Jacob Oroma, Group Agricultural Farming
For twenty-three years, the people of Northern Uganda experienced civil unrest, causing the community to relocate to Internally Displaced People’s Camps for safety. These camps often not only a sense of security but furthermore free food amongst other relief aid. Remaining in these camps for extended periods of time created a system of dependence and as the region undergoes the healing process; they now face challenges that affect their food security.
The seasons used to be predictable, allowing farmers to create a seasonal calendar that would properly feed the community and give a sense of economic stability. With the climate changing and dry season lasting longer, the seasonal calendars are unpredictable and food is finished before the height of the dry season. To address this, Jacob Oroma has created the Group Agricultural Framing project in Madi Opei, Uganda, which will help to increase crop yields to the community alongside improving the livelihoods of disabled persons and child headed households.
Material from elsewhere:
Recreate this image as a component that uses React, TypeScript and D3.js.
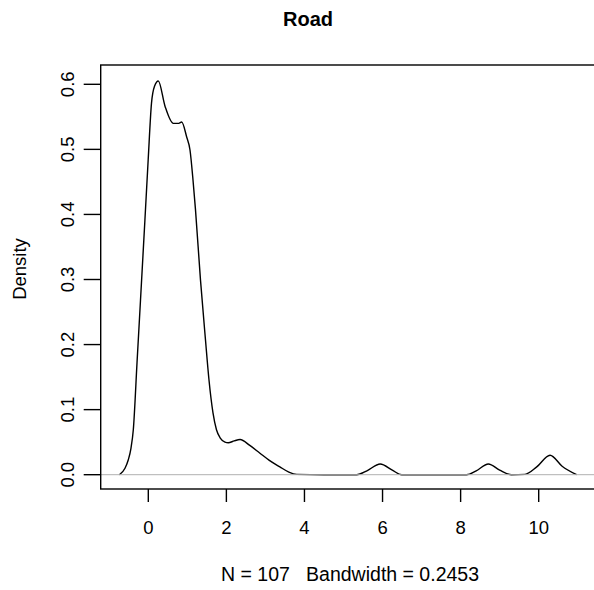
import React from "react";
import * as d3 from "d3";

const title = "Road";
const yLabel = "Density";
const subtitle = "N = 107   Bandwidth = 0.2453";
const xTicks = [0, 2, 4, 6, 8, 10];
const yTicks = [0.0, 0.1, 0.2, 0.3, 0.4, 0.5, 0.6];

const densityX = [
  -0.74, -0.597, -0.512, -0.443, -0.384, -0.289, -0.2, -0.087, -0.003, 0.082, 0.159, 0.256,
  0.43, 0.64, 0.78, 0.855, 0.983, 1.068, 1.145, 1.209, 1.337, 1.465, 1.554, 1.657, 1.746,
  1.849, 1.964, 2.049,
  2.2, 2.35, 2.6, 2.86, 3.1, 3.37, 3.6, 3.8,
  4.5, 5.34, 5.6, 5.94, 6.25, 6.49, 7.3, 8.15, 8.4, 8.71, 9.0, 9.3, 9.65,
  9.95, 10.29, 10.6, 10.97,
];
const densityY = [
  0.0, 0.01, 0.023, 0.041, 0.069, 0.172, 0.268, 0.391, 0.484, 0.571, 0.597, 0.605,
  0.566, 0.54, 0.54, 0.542, 0.519, 0.499, 0.453, 0.407, 0.299, 0.207, 0.146, 0.095, 0.069,
  0.056, 0.05, 0.049,
  0.052, 0.054, 0.045, 0.033, 0.022, 0.012, 0.004, 0.0005,
  0.0, 0.0, 0.006, 0.0165, 0.007, 0.0, 0.0, 0.0, 0.006, 0.0165, 0.007, 0.0, 0.0005,
  0.012, 0.03, 0.013, 0.0,
];

export default function App() {
  const W = 594;
  const H = 590;
  const boxLeft = 100.7;
  const boxTop = 65;
  const boxBottom = 489;
  const boxRight = 600;

  const x = d3.scaleLinear().domain([0, 10]).range([148.3, 538.7]);
  const y = d3.scaleLinear().domain([0, 0.6]).range([474.7, 84.3]);

  const pts: [number, number][] = densityX.map((v, i) => [v, densityY[i]]);
  const line = d3
    .line<[number, number]>()
    .x((d) => x(d[0]))
    .y((d) => y(d[1]))
    .curve(d3.curveMonotoneX);

  const font = "'Liberation Sans', Arial, sans-serif";

  return (
    <svg
      width={W}
      height={H}
      style={{ position: "absolute", left: 0, top: 0, background: "#fff" }}
      fontFamily={font}
    >
      <rect x={0} y={0} width={W} height={H} fill="#fff" />
      <path d={line(pts) || ""} fill="none" stroke="#000" strokeWidth={1.4} />
      <line x1={boxLeft} x2={boxRight} y1={y(0)} y2={y(0)} stroke="#b0b0b0" strokeWidth={1} />
      <rect
        x={boxLeft}
        y={boxTop}
        width={boxRight - boxLeft}
        height={boxBottom - boxTop}
        fill="none"
        stroke="#000"
        strokeWidth={1.4}
      />
      {xTicks.map((t) => (
        <g key={"x" + t}>
          <line x1={x(t)} x2={x(t)} y1={boxBottom} y2={boxBottom + 13} stroke="#000" strokeWidth={1.4} />
          <text x={x(t)} y={534} textAnchor="middle" fontSize={18.5} fill="#000">
            {t}
          </text>
        </g>
      ))}
      {yTicks.map((t) => (
        <g key={"y" + t}>
          <line x1={boxLeft - 17} x2={boxLeft} y1={y(t)} y2={y(t)} stroke="#000" strokeWidth={1.4} />
          <text
            transform={`translate(74,${y(t)}) rotate(-90)`}
            textAnchor="middle"
            fontSize={18.5}
            fill="#000"
          >
            {t.toFixed(1)}
          </text>
        </g>
      ))}
      <text x={308} y={26} textAnchor="middle" fontSize={20} fontWeight="bold" fill="#000">
        {title}
      </text>
      <text
        transform={`translate(26,${(boxTop + boxBottom) / 2 - 8}) rotate(-90)`}
        textAnchor="middle"
        fontSize={18.5}
        fill="#000"
      >
        {yLabel}
      </text>
      <text x={350} y={581} textAnchor="middle" fontSize={19.5} fill="#000" xmlSpace="preserve" style={{ whiteSpace: "pre" }}>
        {subtitle}
      </text>
    </svg>
  );
}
In the next year, Jacob will work to increase ten acres of cultivation to include a myriad of crops, produce a documentary regarding group farming and the need to move away from government dependence and extend the group farming technique to nearby, neighboring communities. Jacob will be working with Kate Miller, a Peace Corps Uganda Volunteer, and Jimmy Amone, a fellow Pollination Project grantee.
With a $1,000 seed grant from The Pollination Project, Jacob will be able to purchase the fundamentals for his groups, including gumboots, hoes and seeds. To continue the project, the group will create monthly savings, which will earn interest from borrowers.